Weak hands is not unique to crypto: it originates in traditional trading, where it describes market participants who lack the conviction to hold a position under pressure. In crypto slang, the label attaches to anyone who exits early, turning a temporary dip into a locked-in loss out of anxiety rather than any real change in their original thesis.
The behavior tends to follow a recognizable cycle: buying during a rally out of excitement or fear of missing out, then selling in a panic as soon as the price reverses. Because this reaction is predictable, larger, better-capitalized traders sometimes exploit it, spreading negative rumors or placing large sell orders to trigger a cascade of weak-hand selling, a tactic traders call "shaking out the weak hands." A wave of these forced exits can resemble a small-scale capitulation, pushing prices below what fundamentals justify and creating an opening for calmer buyers.

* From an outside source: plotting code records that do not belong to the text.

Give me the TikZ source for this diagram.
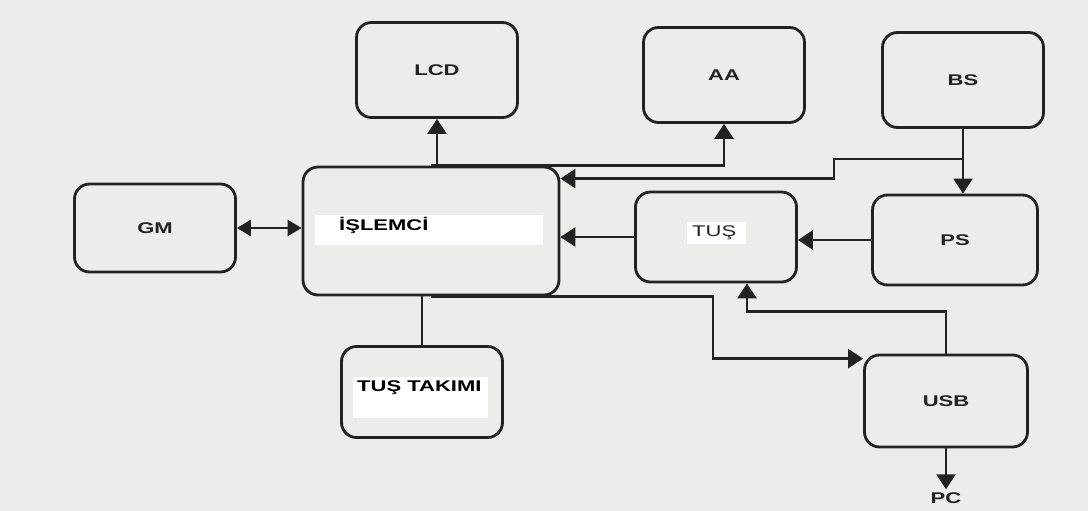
\documentclass[tikz,border=0pt]{standalone}
\usepackage{fontspec}
\setmainfont{Liberation Sans}
\newfontfamily\lblfont[FakeStretch=1.42]{Liberation Sans}
\usetikzlibrary{arrows.meta,calc}
\definecolor{paper}{RGB}{236,236,233}
\definecolor{ink}{RGB}{34,34,34}
\begin{document}
\begin{tikzpicture}[x=1pt,y=-1pt,
  blk/.style={draw=ink, line width=2.8pt, rounded corners=15pt,
    minimum width=161pt, minimum height=95pt, inner sep=0pt,
    font=\lblfont\bfseries\fontsize{15.5}{17}\selectfont, text=ink},
  lbl/.style={inner sep=0pt, font=\lblfont\bfseries\fontsize{15.5}{17}\selectfont, text=black},
  con/.style={draw=ink, line width=2.6pt, -{Triangle[length=15pt,width=19pt]}},
  dcon/.style={draw=ink, line width=2.6pt, {Triangle[length=14pt,width=16pt]}-{Triangle[length=14pt,width=16pt]}},
  plain/.style={draw=ink, line width=2.6pt}]
\fill[paper] (0,0) rectangle (1088,511);
\useasboundingbox (0,0) rectangle (1088,511);

% boxes
\node[blk] (lcd) at (437,70) {LCD};
\node[blk] (aa) at (724,75) {AA};
\node[blk] (bs) at (963,80) {BS};
\node[blk, minimum height=88pt] (gm) at (155,228) {GM};
\node[blk, minimum width=256pt, minimum height=128pt] (isl) at (431,231) {};
\node[blk, minimum height=90pt] (tus) at (716,237) {};
\node[blk, minimum width=165pt, minimum height=90pt] (ps) at (955,240) {PS};
\node[blk, minimum height=91pt] (tt) at (422,392) {};
\node[blk, minimum width=163pt, minimum height=92pt] (usb) at (946,401) {USB};
\node[lbl, text=ink, inner sep=3pt] (pc) at (946,498) {PC};

% white label bands
\fill[white] (315,215) rectangle (543,245);
\node[lbl, anchor=base west] (islt) at (339,230) {İŞLEMCİ};
\fill[white] (353,377) rectangle (488,418);
\node[lbl, anchor=base west] (ttt) at (357,391) {TUŞ TAKIMI};
\fill[white] (687,222) rectangle (746,244);
\node[lbl, anchor=base west, font=\lblfont\fontsize{15.5}{17}\selectfont, text=ink] (tust) at (692,236) {TUŞ};

% connectors
\draw[con] (isl.north -| lcd.south) -- (lcd.south);
\draw[con] (isl.north) -| (aa.south);
\draw[con] (bs.south) -- (bs.south |- ps.north);
\coordinate (j1) at ($(bs.south)+(0,30)$);
\draw[con] (j1) -- ++(-129,0) |- ($(isl.north east)+(0,13)$);
\draw[con] (tus.west) -- (tus.west -| isl.east);
\draw[con] (ps.west) -- (ps.west -| tus.east);
\draw[con] (isl.south) -- ++(282,0) |- ($(usb.north west)+(0,5)$);
\draw[con] (usb.north) -- ++(0,-42) -| ($(tus.south)+(31,0)$);
\draw[plain] (tt.north) -- (tt.north |- isl.south);
\draw[dcon] (gm.east) -- (gm.east -| isl.west);
\draw[con] (usb.south) -- (usb.south |- pc.north);
\end{tikzpicture}
\end{document}
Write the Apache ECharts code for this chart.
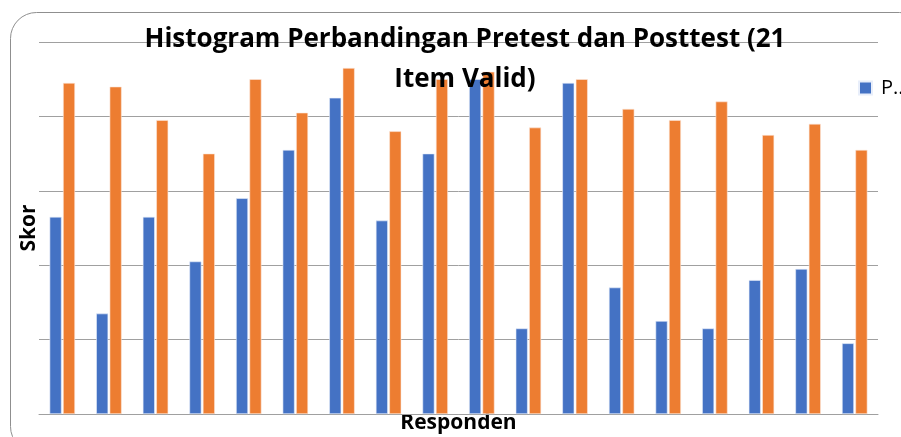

The term functions mostly as a mild insult in trading communities and is the direct opposite of diamond hands, holders who stay the course through volatility. The label isn't always fair, though: selling can be a rational risk decision when a project's fundamentals genuinely worsen, or when a position was sized too large to comfortably hold through a downturn in the first place. Oversized bets and thin research are common root causes, since conviction is hard to sustain without a clear reason for holding beyond hope that the price goes up.